I’m kind of an idiot when it comes to the concept of seat licenses, mostly because I’ve never considered buying season tickets for anything and thus haven’t been required to think much about it. Beyond knowing that they have been a part of every new park, stadium, and arena to open over the past couple of decades, I don’t know how they really work.
One thing I thought I knew about them, however, was that you don’t go selling seat licenses to people who already have season tickets. I guess I was wrong about that, though, because the Cubs seem to be at least thinking about doing just that:
Seat licenses. On the final day of the last convention of the Tribune Co. era, the idea of selling seat licenses at Wrigley Field was termed a “possibility.”
Asked about handing down season tickets to relatives, Frank Maloney, the director of ticket operations, said the “fundamental rule is you can’t reassign tickets, but if it’s in your immediate family, we certainly will do that.”

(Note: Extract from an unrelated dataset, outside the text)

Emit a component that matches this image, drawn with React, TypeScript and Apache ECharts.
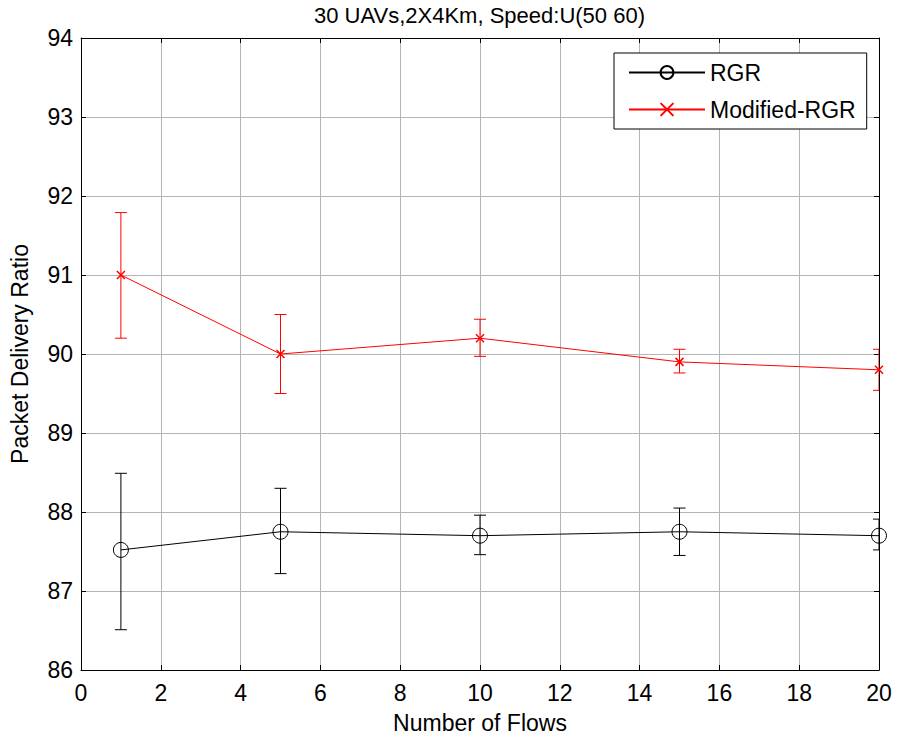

Mark McGuire, the executive vice president of business operations, followed by saying: “This is the positive to a controversial thing called seat licenses. If a seat-license situation ever came up, it sort of makes a legal right to whoever holds the license to do what they want with the tickets. We don’t have that. Consequently, we’re left in some sort of a fine area. Sometimes we joke there’s a percentage of the season ticket-holder group that’s deceased.”
Asked directly about seat licenses, McGuire said the new owner would “look at all opportunities to figure out what they’ve got to do to renovate Wrigley Field to make it the way they’d like it, and that would be one of the things that’s a possibility.”
So what, do you institute a seat license each time a season ticket holder dies, or does everyone who already has season tickets get socked with a big fee in order to hang on to them? The former option seems like it would be hard to administer, the latter seems really damn unfair. If I’m missing something, someone please fill me in on how it would work.